我已经按照 lexnlp 网站的说明完全格式化了所有内容。但是,我的 csv 读取不正确。我的教授建议我编写一个循环来遍历 csv,以便读取每个句子。在搜索了有关编写迭代循环的不同信息之后,我仍然不太了解该怎么做。
我找到了这个输入
for row in text.iterrows(): 但我不知道我应该让它运行什么操作。我问过同学,他们似乎也迷路了。下面是我的代码。任何和所有的帮助都是有用的。
url = 'https://raw.githubusercontent.com/unt-iialab/INFO5731_Spring2020/master/In_class_exercise/01-05-1%20%20Adams%20v%20Tanner.txt'
text = pd.read_csv(url,error_bad_lines=False, names=['sentence'])
#Output appears & reads fine with this portion
#Indicates that CSV is getting read properly
print('Number of Sentences:' , len(text['sentence']))
!pip install lexnlp
#Cannot get nlp module to read csv
import lexnlp.extract.en.acts
#This Version gives back empty brackets. I believe because it is reading text as a string.
print(lexnlp.extract.en.acts.get_act_list('text'))
#This is the format used in the number of sentences. It creates an error message.

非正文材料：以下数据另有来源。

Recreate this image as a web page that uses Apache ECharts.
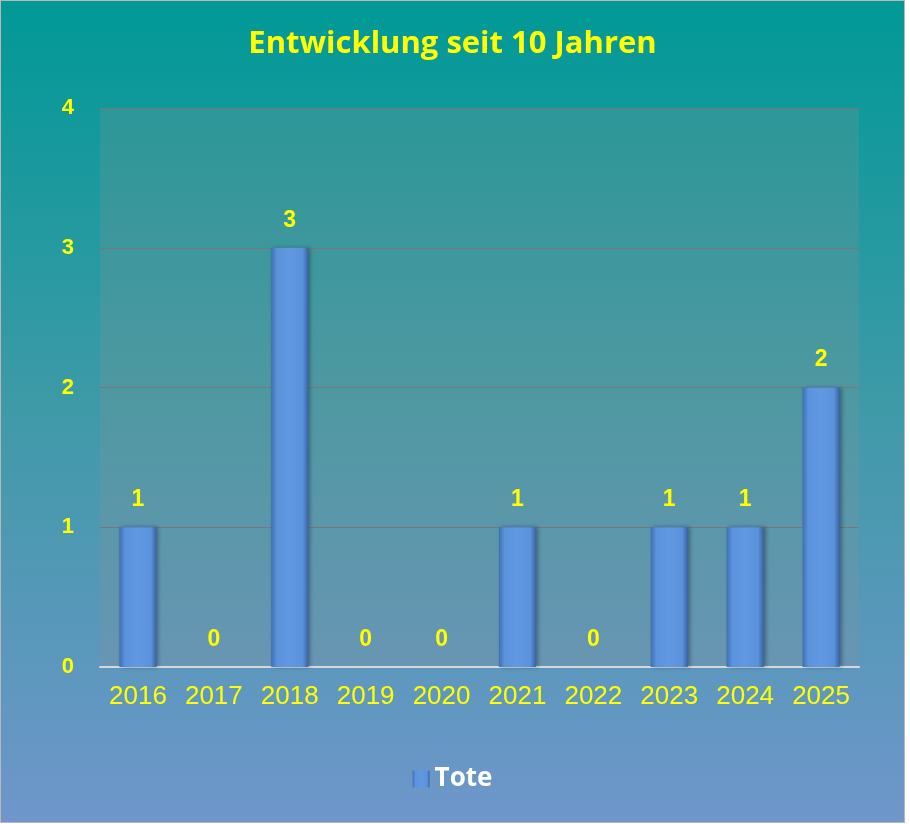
<!DOCTYPE html>
<html>
<head>
<meta charset="utf-8">
<script src="https://cdn.jsdelivr.net/npm/echarts@6/dist/echarts.min.js"></script>
<style>
  html, body { margin: 0; padding: 0; background: #fff; }
  #box { width: 903px; height: 821px; border: 1px solid #b8b8b8; }
</style>
</head>
<body>
<div id="box"></div>
<script>
  const years = ['2016', '2017', '2018', '2019', '2020', '2021', '2022', '2023', '2024', '2025'];
  const tote = [1, 0, 3, 0, 0, 1, 0, 1, 1, 2];
  const titleText = 'Entwicklung seit 10 Jahren';
  const seriesName = 'Tote';

  const chart = echarts.init(document.getElementById('box'));

  const barColor = new echarts.graphic.LinearGradient(0, 0, 1, 0, [
    { offset: 0, color: '#3f6fb0' },
    { offset: 0.15, color: '#5a92dc' },
    { offset: 0.5, color: '#6099e2' },
    { offset: 0.85, color: '#5a92dc' },
    { offset: 1, color: '#3a64a0' },
  ]);

  chart.setOption({
    backgroundColor: new echarts.graphic.LinearGradient(0, 0, 0, 1, [
      { offset: 0, color: '#009996' },
      { offset: 0.5, color: '#3f9aa8' },
      { offset: 1, color: '#6f96cb' },
    ]),
    title: {
      text: titleText,
      left: 'center',
      top: 23,
      textStyle: {
        color: '#ffff00',
        fontFamily: 'Open Sans',
        fontWeight: 'bold',
        fontSize: 31,
      },
    },
    legend: {
      bottom: 25,
      left: 'center',
      itemWidth: 17,
      itemHeight: 17,
      itemGap: 10,
      data: [{ name: seriesName, icon: 'rect' }],
      textStyle: {
        color: '#ffffff',
        fontFamily: 'Open Sans',
        fontWeight: 'bold',
        fontSize: 26,
      },
    },
    grid: {
      left: 99,
      right: 45,
      top: 107,
      bottom: 155,
      show: true,
      backgroundColor: 'rgba(145, 145, 145, 0.22)',
      borderWidth: 0,
    },
    xAxis: {
      type: 'category',
      data: years,
      axisLine: { lineStyle: { color: '#d8d8d8', width: 2 } },
      axisTick: { show: false },
      axisLabel: {
        color: '#ffff00',
        fontFamily: 'Liberation Sans',
        fontSize: 26,
        margin: 17,
      },
    },
    yAxis: {
      type: 'value',
      min: 0,
      max: 4,
      interval: 1,
      axisLine: { show: false },
      axisTick: { show: false },
      axisLabel: {
        color: '#ffff00',
        fontFamily: 'Liberation Sans',
        fontWeight: 'bold',
        fontSize: 22,
        margin: 26,
      },
      splitLine: { lineStyle: { color: '#7d7476', width: 1.2 } },
    },
    series: [
      {
        name: seriesName,
        type: 'bar',
        data: tote,
        barWidth: 37,
        itemStyle: {
          color: barColor,
          shadowColor: 'rgba(0,0,40,0.35)',
          shadowBlur: 4,
          shadowOffsetX: 2,
        },
        label: {
          show: true,
          position: 'top',
          distance: 16,
          color: '#ffff00',
          fontFamily: 'Liberation Sans',
          fontWeight: 'bold',
          fontSize: 23,
        },
      },
    ],
  });
</script>
</body>
</html>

print(lexnlp.extract.en.acts.get_act_list(text['sentence']))
#This is the format that the lexnlp site reccommends. It also creates an error message.
print(lexnlp.extract.en.acts.get_act_list(text))
#The following are just different features of the lexnlp module that I am going to run.
import lexnlp.extract.en.amounts
print(list(lexnlp.extract.en.amounts.get_amounts(text)))
import lexnlp.extract.en.citations
print(list(lexnlp.extract.en.citations.get_citations(text)))
import lexnlp.extract.en.entities.nltk_re
print(list(lexnlp.extract.en.entities.nltk_re.get_entities.nltk_re.get_companies(text)))
import lexnlp.extract.en.conditions
print(list(lexnlp.extract.en.conditions.get_conditions(text)))
import lexnlp.extract.en.constraints
print(list(lexnlp.extract.en.constraints.get_constraints(text)))
import lexnlp.extract.en.copyright
print(list(lexnlp.extract.en.copyright.get_copyright(text)))
import lexnlp.extract.en.courts
import lexnlp.extract.en.cusip
print(lexnlp.extract.en.cusip.get_cusip(text))
import lexnlp.extract.en.dates
print(list(lexnlp.extract.en.dates.get_dates(text)))
import lexnlp.extract.en.definitions
print(list(lexnlp.extract.en.definitions.get_definitions(text)))
import lexnlp.extract.en.distances
print(list(lexnlp.extract.en.distances.get_distances(text)))
import lexnlp.extract.en.durations
print(list(lexnlp.extract.en.durations.get_durations(text)))
import lexnlp.extract.en.money
print(list(lexnlp.extract.en.money.get_money(text)))
import lexnlp.extract.en.percents
print(list(lexnlp.extract.en.percents.get_percents(text)))
import lexnlp.extract.en.pii
print(list(lexnlp.extract.en.pii.get_pii(text)))
import lexnlp.extract.en.ratios
print(list(lexnlp.extract.en.ratios.get_ratios(text)))
import lexnlp.extract.en.regulations
print(list(lexnlp.extract.en.regulations.get_regulations(text)))
import lexnlp.extract.en.trademarks
print(list(lexnlp.extract.en.trademarks.get_trademarks(text)))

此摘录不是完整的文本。